Yes, it was a grave oversight that the original LEOSA did not cover ALL law enforcement officers. It is also a kick in the pants that New Jersey does not recognize out of state carry permits. But, that was the law at the time of Pompey’s arrest and ANY police officer should have been aware of the laws when carrying a firearm off duty. Plus, it would have been much smarter to leave the firearm at home when visiting a night club.
All water under the bridge right?

Not necessarily. New Jersey, and several other states, still have laws on the books which could easily jam up an off-duty office. Sure, you are now covered by the LEOSA but have you ever read the fine print? Do you know what is and is not permitted when carrying off duty?
The LEOSA does allow off-duty officers to carry across state lines. But it is not a get out of jail free card. There are still rules you must follow.
1. You may not violate state laws concerning magazine capacity or type of ammunition permitted.
2. Unlike when on duty there are restrictions on carrying in certain government buildings or property.
3. In many states, private property owners (i.e. restaurants, stadiums etc.)can still prevent you from entering their establishment while armed.

Do yourself a favor – read the LEOSA and if you have any questions call the authorities in the state(s) you will be visiting. Better to spend some time researching upfront than doing time afterwards.

Disclaimer: The content in this article is the opinion of the writer and does not necessarily reflect the policies or opinions of US Patriot Tactical.

Tom Burrell

Tom enlisted in the US Marine Corps Reserves in 1987. Following service in Desert Storm, he transitioned to active duty with the US Coast Guard. In 1997 he left the USCG to pursue a position in conservation & maritime law enforcement. Tom is currently a Captain and he oversees several programs, including his agency investigation unit. He is also a training instructor in several areas including firearms, defensive tactics and first aid/CPR. In 2006 Tom received his Associate’s Degree in Criminal Justice from Harrisburg Area Community College and in 2010 a Bachelor’s Degree from Penn State University.
Tom Burrell

2 thoughts on “Marine avoids jail term in N.J. gun conviction

  1. Whilst I have great empathy for my brother in arms, I don’t have much sympathy. All LEOs know that ignorence of the law is no defence. Sgt. Pompey should have checked the relevant law in N.J. before even thinking of packing for the trip. The NYC tri-state area is very well known to be harsh on people with in-state CCPs traveling to the area. Even in-state CCPs are not permitted in the conurbation areas. He should have checked with his employer to see if LEOSA was valid for MPs (at the time it was not. Only qualified active and retired federal and state, local LEOs were covered. He would have needed a valid LEOSA ID from his current employer, which he would have been turned down for (big red flag right there)!
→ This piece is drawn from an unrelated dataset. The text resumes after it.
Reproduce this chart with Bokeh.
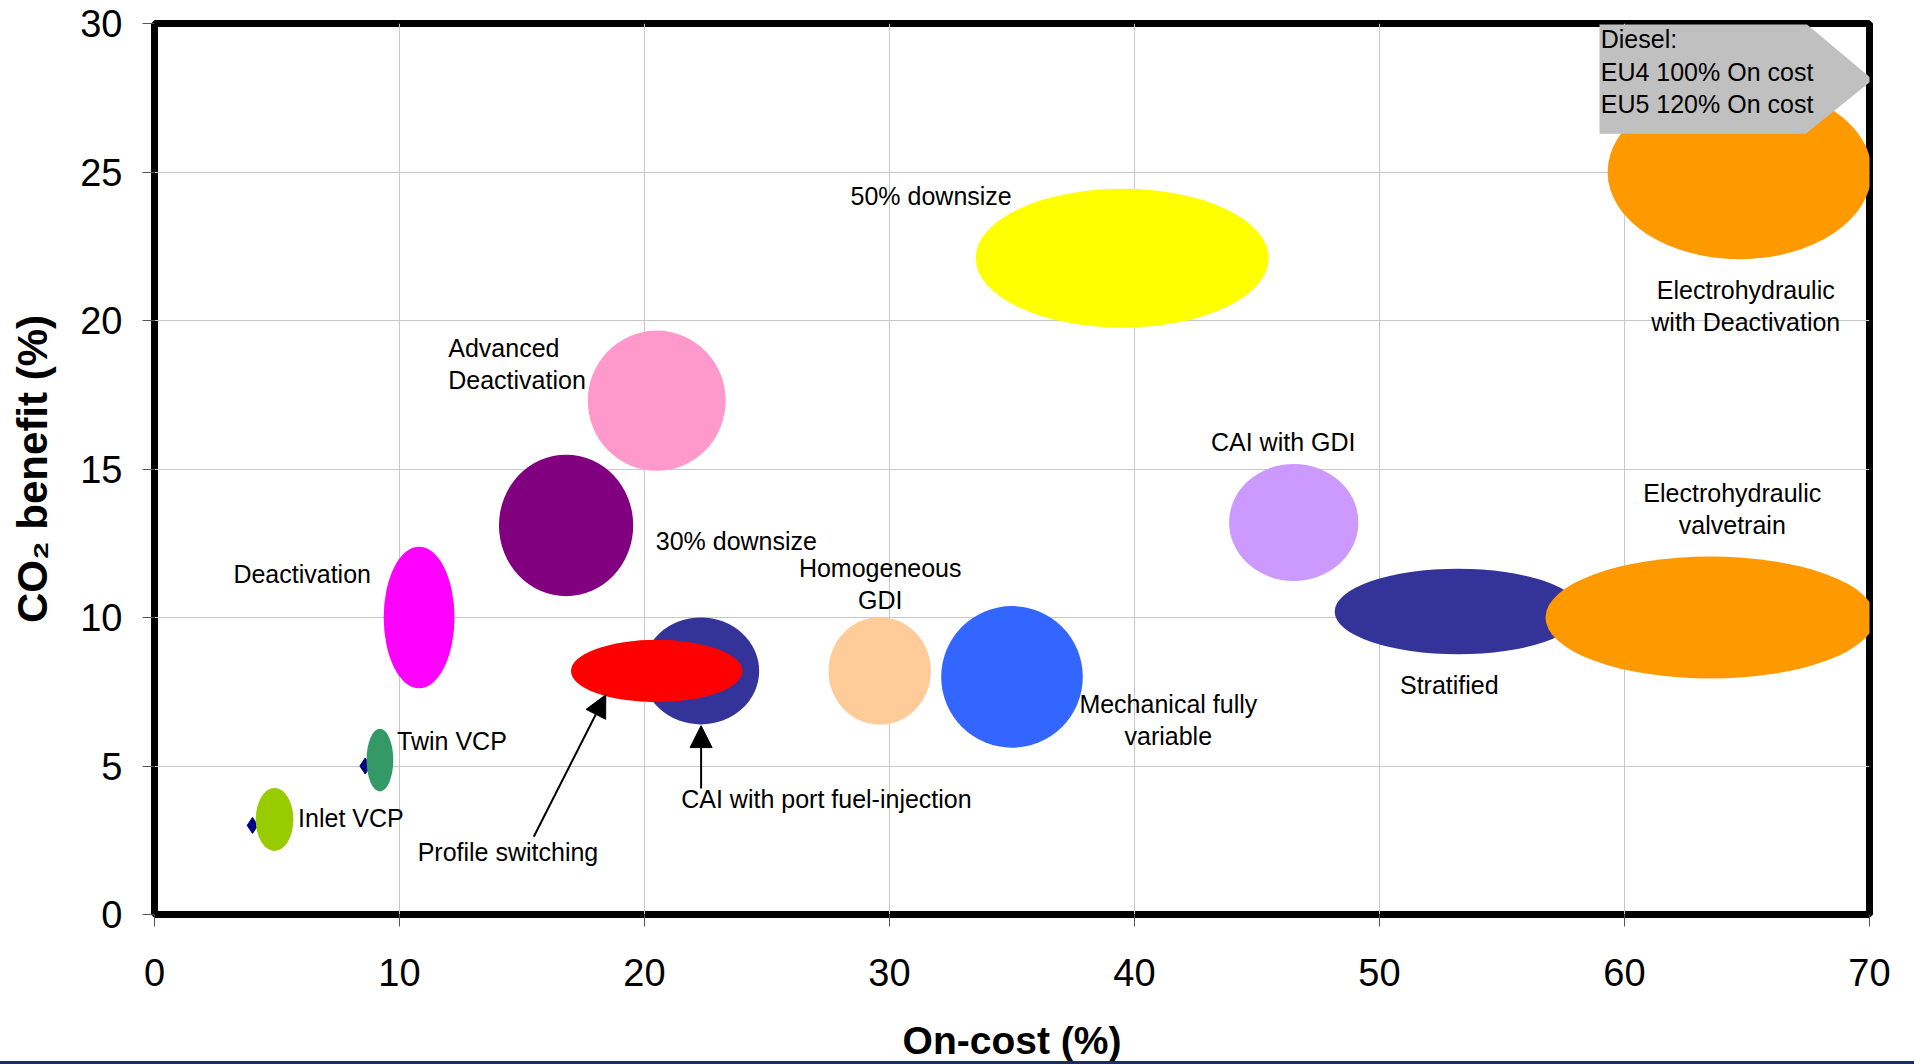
from bokeh.plotting import figure
from bokeh.models import FixedTicker, Arrow, NormalHead, ColumnDataSource, Range1d, InlineStyleSheet
from bokeh.core.properties import value
from bokeh.embed import file_html
from bokeh.resources import INLINE

# Valvetrain / combustion technologies: on-cost vs CO2 benefit, with spread of each estimate
technologies = [
    "Inlet VCP", "Twin VCP", "Deactivation", "30% downsize", "Advanced Deactivation",
    "CAI with port fuel-injection", "Profile switching", "Homogeneous GDI",
    "Mechanical fully variable", "50% downsize", "CAI with GDI", "Stratified",
    "Electrohydraulic valvetrain", "Electrohydraulic with Deactivation",
]
on_cost = [4.9, 9.2, 10.8, 16.8, 20.5, 22.3, 20.5, 29.6, 35.0, 39.5, 46.5, 53.2, 63.5, 64.7]
co2_benefit = [3.2, 5.2, 10.0, 13.1, 17.3, 8.2, 8.2, 8.2, 8.0, 22.1, 13.2, 10.2, 10.0, 25.0]
cost_spread = [1.54, 1.09, 2.89, 5.48, 5.63, 4.76, 7.0, 4.18, 5.78, 11.96, 5.28, 10.06, 13.45, 10.78]
benefit_spread = [2.12, 2.11, 4.77, 4.77, 4.72, 3.6, 2.1, 3.62, 4.77, 4.68, 3.94, 2.88, 4.11, 5.88]
bubble_colors = [
    "#99CC00", "#339966", "#FF00FF", "#800080", "#FF99CC", "#333399", "#FF0000",
    "#FFCC99", "#3366FF", "#FFFF00", "#CC99FF", "#333399", "#FF9900", "#FF9900",
]

# Measured points for the two cam-phasing variants
point_cost = [4.0, 8.6]
point_benefit = [3.0, 5.0]

x_ticks = [0, 10, 20, 30, 40, 50, 60, 70]
y_ticks = [0, 5, 10, 15, 20, 25, 30]

# Label texts and where they sit (anchor x, anchor y, alignment)
label_text = [
    "50% downsize", "Electrohydraulic\nwith Deactivation", "Advanced\nDeactivation",
    "CAI with GDI", "Electrohydraulic\nvalvetrain", "30% downsize", "Homogeneous\nGDI",
    "Deactivation", "Stratified", "Mechanical fully\nvariable", "Twin VCP",
    "CAI with port fuel-injection", "Inlet VCP", "Profile switching",
]
label_x = [31.7, 64.95, 11.99, 46.07, 64.4, 20.46, 29.62, 3.22, 52.85, 41.38, 9.9, 21.5, 5.86, 10.74]
label_y = [24.2, 20.5, 18.53, 15.9, 13.64, 12.58, 11.13, 11.46, 7.73, 6.54, 5.84, 3.9, 3.25, 2.1]
label_align = ["center", "center", "left", "center", "center", "left", "center",
               "left", "center", "center", "left", "left", "left", "left"]

FONT = "Liberation Sans"

# Thin navy strip along the bottom edge of the page
bottom_strip = InlineStyleSheet(css="""
:host { position: relative; }
:host::after {
  content: "";
  position: absolute;
  left: 0; right: 0; bottom: 0;
  height: 3px;
  background: #1F2D5C;
  z-index: 10;
}
""")

p = figure(
    width=1914, height=1064,
    x_range=Range1d(0, 70), y_range=Range1d(0, 30),
    output_backend="svg", toolbar_location=None,
    min_border_left=154, min_border_right=45, min_border_top=23, min_border_bottom=150,
    background_fill_color="white", border_fill_color="white",
    stylesheets=[bottom_strip],
)

# Frame and grid
p.outline_line_color = "black"
p.outline_line_width = 7
p.xgrid.ticker = FixedTicker(ticks=x_ticks)
p.ygrid.ticker = FixedTicker(ticks=y_ticks)
for g in (p.xgrid, p.ygrid):
    g.grid_line_color = "#C8C8C8"
    g.grid_line_width = 1

# Axes
p.xaxis.ticker = FixedTicker(ticks=x_ticks)
p.yaxis.ticker = FixedTicker(ticks=y_ticks)
for ax in (p.xaxis, p.yaxis):
    ax.axis_line_color = None
    ax.major_tick_line_color = "#555555"
    ax.major_tick_in = 0
    ax.major_tick_out = 12
    ax.minor_tick_line_color = None
    ax.major_label_text_font = FONT
    ax.major_label_text_font_size = "38px"
    ax.major_label_text_color = "black"
    ax.axis_label_text_font = FONT
    ax.axis_label_text_font_style = "bold"
    ax.axis_label_text_color = "black"

p.xaxis.axis_label = "On-cost (%)"
p.xaxis.axis_label_text_font_size = "39px"
p.xaxis.major_label_standoff = 32
p.xaxis.axis_label_standoff = 30

p.yaxis.axis_label = "CO\u2082 benefit (%)"
p.yaxis.axis_label_text_font_size = "42px"
p.yaxis.major_label_standoff = 20
p.yaxis.axis_label_standoff = 21

# Measured points sit behind their bubbles
p.scatter(point_cost, point_benefit, marker="diamond", size=16,
          fill_color="#000080", line_color="#000080")

bubbles = ColumnDataSource(dict(
    x=on_cost, y=co2_benefit, w=cost_spread, h=benefit_spread, c=bubble_colors, name=technologies,
))
p.ellipse(x="x", y="y", width="w", height="h", source=bubbles,
          fill_color="c", line_color=None)

# Labels
labels = ColumnDataSource(dict(x=label_x, y=label_y, t=label_text, a=label_align))
p.text(x="x", y="y", text="t", text_align="a", source=labels,
       text_baseline="middle", text_font=value(FONT), text_font_size="25px",
       text_color="black", text_line_height=1.15)

# Arrows pointing at the two overlapping bubbles
p.add_layout(Arrow(end=NormalHead(size=22, fill_color="black", line_color="black"),
                   x_start=15.48, y_start=2.62, x_end=18.42, y_end=7.40,
                   line_width=2, line_color="black"))
p.add_layout(Arrow(end=NormalHead(size=22, fill_color="black", line_color="black"),
                   x_start=22.31, y_start=4.24, x_end=22.31, y_end=6.36,
                   line_width=2, line_color="black"))

# Diesel reference callout
p.patch([58.98, 67.45, 70.14, 67.4, 58.98], [29.97, 29.97, 28.11, 26.29, 26.29],
        fill_color="#C0C0C0", line_color=None)
p.text(x=[59.03], y=[28.38], text=["Diesel:\nEU4 100% On cost\nEU5 120% On cost"],
       text_align="left", text_baseline="middle", text_font=value(FONT),
       text_font_size="25px", text_color="black", text_line_height=1.15)

open("out.html", "w").write(file_html(p, INLINE))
And if retired a ten year good discharge period, a LEOSA retired federal officer ID and a certificate proving a yearly six hour yearly refresher course to be valid. When I left the Marines, I joined up with a local sheriff’s department and served 15 years good behaviour discharge. I have my retired sheriff’s deputy ID card, a 5 year valid LEOSA ID card and a current LEOSA instructor qualified yearly CPD course card as well as my retired USMC ID showing good discharge. I also carry a belt shield that identifies me as relying on LEOSA. It is a federal looking, enameled shield that shows me to be a qualified retired police officer and the relevant laws. I carry a 10mm Glock 17C and one extra mag and a set of hinged handcuffs. I have carried in downtown NYC and been stopped by police once while walking into a Denny’s. All went well and was over in a few minutes. This marine should not have been carrying in a nightclub, which is a bar. Only on-duty LEO can carry in a place that earns 50% or more of Thier gross receipts from alcohol. Even a local CCP would have been arrested in such a place. The upshot of this is research, research, and more research!!!

    Too bad for this otherwise fine marine but he broke a very serious law. I’m glad he got a pardon, but he should have known better. It’s what responsible gun carry is all about.

    Semper fi!!

  2. Good article Tom. A few takaways for people to remember.
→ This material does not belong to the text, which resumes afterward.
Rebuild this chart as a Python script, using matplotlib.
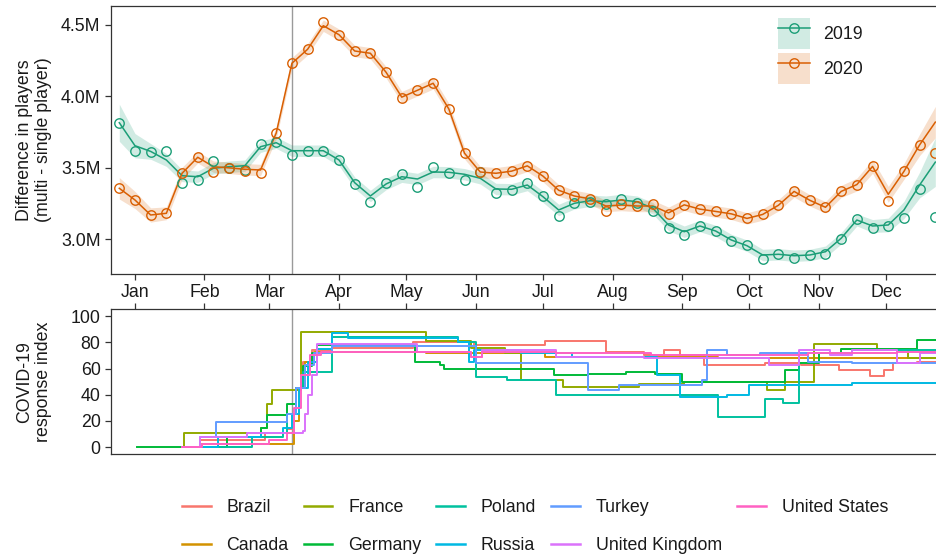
import numpy as np
import pandas as pd
import matplotlib
matplotlib.use("Agg")
import matplotlib.pyplot as plt
from matplotlib.patches import Patch
from matplotlib.lines import Line2D
from matplotlib.legend_handler import HandlerTuple
from matplotlib.ticker import FuncFormatter

plt.rcParams['font.family'] = ['Liberation Sans', 'DejaVu Sans']

# ---------------- data ----------------
base_date = pd.Timestamp('2020-01-01')
week_dates = pd.date_range('2019-12-25', periods=53, freq='7D')
week_x = (week_dates - base_date).days.values

pts_2019 = [3.816, 3.618, 3.613, 3.618, 3.396, 3.413, 3.548, 3.497, 3.485, 3.669,
            3.679, 3.588, 3.620, 3.618, 3.555, 3.387, 3.261, 3.394, 3.457, 3.368,
            3.504, 3.466, 3.415, 3.470, 3.326, 3.345, 3.394, 3.302, 3.166, 3.255,
            3.263, 3.250, 3.283, 3.251, 3.199, 3.080, 3.030, 3.096, 3.056, 2.988,
            2.960, 2.863, 2.899, 2.871, 2.888, 2.899, 3.004, 3.142, 3.079, 3.095,
            3.149, 3.350, 3.154]
line_2019 = [3.816, 3.655, 3.615, 3.555, 3.445, 3.438, 3.497, 3.508, 3.515, 3.648,
             3.676, 3.620, 3.620, 3.620, 3.555, 3.396, 3.303, 3.387, 3.438, 3.422,
             3.471, 3.469, 3.455, 3.427, 3.352, 3.350, 3.380, 3.298, 3.205, 3.252,
             3.270, 3.263, 3.275, 3.263, 3.217, 3.100, 3.053, 3.093, 3.058, 2.995,
             2.955, 2.890, 2.895, 2.885, 2.890, 2.913, 3.007, 3.135, 3.093, 3.100,
             3.205, 3.380, 3.540]
band_2019 = [0.130, 0.085, 0.055, 0.045, 0.042, 0.040, 0.040, 0.040, 0.040, 0.040,
             0.040, 0.040, 0.040, 0.040, 0.040, 0.040, 0.040, 0.040, 0.040, 0.040,
             0.040, 0.040, 0.040, 0.040, 0.040, 0.040, 0.040, 0.040, 0.040, 0.040,
             0.040, 0.040, 0.040, 0.040, 0.040, 0.040, 0.040, 0.040, 0.040, 0.040,
             0.040, 0.040, 0.040, 0.040, 0.040, 0.040, 0.040, 0.042, 0.045, 0.048,
             0.060, 0.090, 0.170]

pts_2020 = [3.357, 3.275, 3.170, 3.182, 3.462, 3.574, 3.473, 3.497, 3.480, 3.464,
            3.744, 4.232, 4.330, 4.519, 4.432, 4.318, 4.302, 4.169, 3.987, 4.043,
            4.092, 3.912, 3.602, 3.471, 3.462, 3.477, 3.514, 3.442, 3.343, 3.303,
            3.283, 3.198, 3.246, 3.232, 3.247, 3.177, 3.241, 3.211, 3.195, 3.178,
            3.146, 3.174, 3.238, 3.335, 3.273, 3.224, 3.335, 3.383, 3.510, 3.268,
            3.475, 3.661, 3.604]
line_2020 = [3.357, 3.275, 3.170, 3.182, 3.462, 3.574, 3.508, 3.500, 3.490, 3.485,
             3.744, 4.232, 4.330, 4.495, 4.432, 4.318, 4.302, 4.169, 3.995, 4.043,
             4.092, 3.912, 3.602, 3.471, 3.462, 3.477, 3.514, 3.442, 3.343, 3.303,
             3.283, 3.233, 3.240, 3.233, 3.233, 3.185, 3.241, 3.211, 3.195, 3.178,
             3.146, 3.174, 3.238, 3.335, 3.273, 3.224, 3.335, 3.383, 3.510, 3.315,
             3.475, 3.661, 3.820]
band_2020 = [0.075, 0.060, 0.050, 0.045, 0.042, 0.040, 0.040, 0.040, 0.040, 0.040,
             0.040, 0.040, 0.040, 0.040, 0.040, 0.040, 0.040, 0.040, 0.040, 0.040,
             0.040, 0.040, 0.040, 0.040, 0.040, 0.040, 0.040, 0.040, 0.040, 0.040,
             0.040, 0.040, 0.040, 0.040, 0.040, 0.040, 0.040, 0.040, 0.040, 0.040,
             0.040, 0.040, 0.040, 0.040, 0.040, 0.040, 0.042, 0.045, 0.048, 0.055,
             0.055, 0.075, 0.110]

years = ['2019', '2020']
year_colors = ['#1B9E77', '#D95F02']

# COVID-19 response index: change days (days since 2020-01-01) and values
brazil_days = [21, 29, 58, 68, 70, 72, 75, 79, 88, 124, 151, 183, 210, 227, 236, 243, 254, 281, 297, 314, 328, 334, 338, 349, 362]
brazil_vals = [0, 5.5, 10.9, 14, 25, 45, 65, 74, 76, 80.4, 78, 81.2, 72.8, 70.3, 74, 70.3, 62.6, 63.9, 62.6, 58.8, 54.2, 58.8, 63.9, 65.2, 65.2]

canada_days = [21, 30, 69, 71, 73, 76, 80, 130, 183, 260, 362]
canada_vals = [0, 2.3, 2.3, 20, 45, 65, 72.8, 71.5, 69, 67.7, 68]

france_days = [21, 22, 56, 59, 61, 74, 130, 150, 165, 172, 191, 225, 245, 282, 290, 303, 331, 345, 362]
france_vals = [0, 10.9, 14.7, 33, 44, 88, 81, 76, 71.5, 51.6, 46, 48, 49.9, 44, 49.9, 79, 75, 68, 68]

germany_days = [1, 41, 56, 59, 68, 72, 75, 79, 81, 125, 136, 138, 187, 202, 219, 232, 244, 290, 296, 305, 315, 349, 362]
germany_vals = [0, 7.9, 14.7, 24.4, 33.3, 45, 62, 72, 78, 65.2, 62.6, 60, 55, 56, 57.5, 55.6, 49.9, 58.8, 64, 72, 75, 82, 82]

poland_days = [21, 52, 66, 68, 72, 75, 88, 144, 152, 166, 188, 260, 281, 289, 296, 320, 362]
poland_vals = [0, 7.9, 10.9, 25, 45, 57.5, 84.2, 80.4, 53.7, 51.1, 39.7, 23.2, 37, 34, 71.5, 74, 74]

russia_days = [21, 37, 56, 66, 70, 73, 77, 81, 88, 95, 144, 149, 151, 172, 195, 233, 243, 264, 274, 320, 362]
russia_vals = [0, 7.9, 10.9, 14.7, 25, 45, 65, 75, 86.8, 83, 80.4, 65, 74, 71.5, 69, 55, 38.4, 40, 47.3, 48.6, 48.6]

turkey_days = [21, 29, 36, 63, 68, 72, 76, 80, 88, 152, 202, 216, 253, 255, 264, 279, 300, 320, 362]
turkey_vals = [0, 7.9, 19.3, 19.3, 25, 45, 63, 72, 77, 63.9, 43.5, 47.3, 51, 74, 70.3, 72, 65, 64, 62.6]

uk_days = [21, 29, 50, 75, 76, 77, 79, 81, 126, 150, 155, 188, 227, 283, 296, 310, 320, 340, 350, 362]
uk_vals = [0, 7.9, 10.9, 12, 25, 40, 55, 79, 72.8, 69, 74, 69, 67.7, 62.6, 74.5, 70.3, 74, 64, 71.5, 71.5]

us_days = [21, 30, 60, 68, 71, 74, 78, 83, 126, 150, 155, 188, 230, 280, 300, 340, 362]
us_vals = [0, 2.3, 5.3, 11, 30, 55, 70, 72.8, 72.8, 69, 72.8, 71.5, 70.3, 70.3, 72, 73, 73]

countries = ['Brazil', 'Canada', 'France', 'Germany', 'Poland', 'Russia',
             'Turkey', 'United Kingdom', 'United States']
country_colors = ['#F8766D', '#D39200', '#93AA00', '#00BA38', '#00C19F',
                  '#00B9E3', '#619CFF', '#DB72FB', '#FF61C3']
country_days = [brazil_days, canada_days, france_days, germany_days, poland_days,
                russia_days, turkey_days, uk_days, us_days]
country_vals = [brazil_vals, canada_vals, france_vals, germany_vals, poland_vals,
                russia_vals, turkey_vals, uk_vals, us_vals]

pandemic_day = (pd.Timestamp('2020-03-11') - base_date).days
month_starts = pd.date_range('2020-01-01', '2020-12-01', freq='MS')
month_x = (month_starts - base_date).days.values
month_labels = [d.strftime('%b') for d in month_starts]

# ---------------- figure ----------------
W, H = 936, 554
fig = plt.figure(figsize=(W / 100, H / 100), dpi=100)

def frac(x0, y0, x1, y1):
    return [x0 / W, 1 - y1 / H, (x1 - x0) / W, (y1 - y0) / H]

ax1 = fig.add_axes(frac(111, 5.7, 936, 274))
ax2 = fig.add_axes(frac(111, 309.3, 936, 454))

xlim = (-10.7, 357.3)
spine_c = '#333333'
text_c = '#1a1a1a'
fs = 12.8

for ax in (ax1, ax2):
    ax.set_xlim(*xlim)
    for s in ('left', 'top', 'bottom'):
        ax.spines[s].set_color(spine_c)
        ax.spines[s].set_linewidth(0.9)
    ax.spines['right'].set_visible(False)
    ax.tick_params(axis='both', colors=spine_c, labelcolor=text_c, labelsize=fs,
                   length=4, width=0.9, direction='out', pad=3.5)
    ax.axvline(pandemic_day, color='#9a9a9a', lw=1.0, zorder=1)

# top panel
for yr, col, pts, ln, bd in zip(years, year_colors, [pts_2019, pts_2020],
                                [line_2019, line_2020], [band_2019, band_2020]):
    ln_a = np.array(ln)
    bd_a = np.array(bd)
    ax1.fill_between(week_x, ln_a - bd_a, ln_a + bd_a, color=col, alpha=0.2,
                     lw=0, zorder=2)
    ax1.plot(week_x, ln_a, color=col, lw=1.1, zorder=3)
    ax1.plot(week_x, pts, ls='none', marker='o', ms=6.8, mfc='none', mec=col,
             mew=1.0, zorder=4)

ax1.set_ylim(2.757, 4.635)
ax1.set_yticks([3.0, 3.5, 4.0, 4.5])
ax1.yaxis.set_major_formatter(FuncFormatter(lambda v, p: f'{v:.1f}M'))
ax1.set_xticks(month_x)
ax1.set_xticklabels(month_labels)
ax1.tick_params(axis='x', pad=3)
ax1.set_ylabel('Difference in players\n(multi - single player)', fontsize=fs,
               color=text_c, linespacing=1.15)
ax1.yaxis.set_label_coords(-0.071, 0.5)

handles = []
for yr, col in zip(years, year_colors):
    handles.append((Patch(facecolor=col, alpha=0.2, edgecolor='none'),
                    Line2D([], [], color=col, lw=1.1, marker='o', ms=6.8,
                           mfc='none', mec=col, mew=1.0)))
leg1 = ax1.legend(handles, years, handler_map={tuple: HandlerTuple(ndivide=1, pad=0)},
                  loc='upper left', bbox_to_anchor=(769 / W, 1 - 9 / H),
                  bbox_transform=fig.transFigure, frameon=False, borderpad=0,
                  handlelength=1.8, handleheight=2.3, labelspacing=0.22,
                  handletextpad=0.75, fontsize=fs)
for t in leg1.get_texts():
    t.set_color(text_c)

# bottom panel
for name, col, dd, vv in zip(countries, country_colors, country_days, country_vals):
    ax2.step(dd, vv, where='post', color=col, lw=1.4, label=name, zorder=3)

ax2.set_ylim(-5.2, 105.2)
ax2.set_yticks([0, 20, 40, 60, 80, 100])
ax2.set_xticks(month_x)
ax2.tick_params(axis='x', top=True, bottom=False, labeltop=False, labelbottom=False)
ax2.set_ylabel('COVID-19\nresponse index', fontsize=fs, color=text_c, linespacing=1.15)
ax2.yaxis.set_label_coords(-0.071, 0.5)

leg_handles = [Line2D([], [], color=c, lw=1.8) for c in country_colors]
leg2 = fig.legend(leg_handles, countries, loc='center', ncol=5,
                  bbox_to_anchor=(535 / W, 1 - 526.5 / H), frameon=False,
                  fontsize=fs, handlelength=1.6, handletextpad=0.9,
                  columnspacing=0.85, labelspacing=1.15, borderpad=0)
for t in leg2.get_texts():
    t.set_color(text_c)

fig.savefig('out.png', dpi=100)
    Rules for concealed carry:

    Know the laws regarding when/where/how you can carry. Particularly any reciprocity laws for out of state carry.

    Don’t carry into areas that are off limits (especially those serving alcohol).

    Don’t tell other people you are with that you are carrying. No really DON’T TELL THEM. Reveal this fact only when required by law and to those people the law requires you to divulge it to.

    DO NOT allow someone to disarm you and brandish your weapon in public! (Remember the part about not telling anyone you have a gun on you?)

    As a Marine, and a LEO he should have had those rules down pat. This was a series of bad decisions from the get go. I am glad things finally got sorted out, but he could have saved himself a lot of time, money and grief, not to mention his career by doing his due diligence up front.

    I always give fellow LEOs the benefit of professional courtesy when I find them carrying in my jurisdiction provided they are not doing anything illegal and they have proper credentials. It helps knowing who my fellow sheepdogs are and it goes a long way towards building up relationships between agencies. But we do have to have be aware of what it is we are being trusted with by the public. We have to be smart, and know the laws inside and out. This profession has enough people second guessing our every move, act and motivation without feeding the fire by being dumb and/or lazy. Remember we all represent an honorable profession, and anything that tarnishes the badge for one of us, tarnishes it for us all.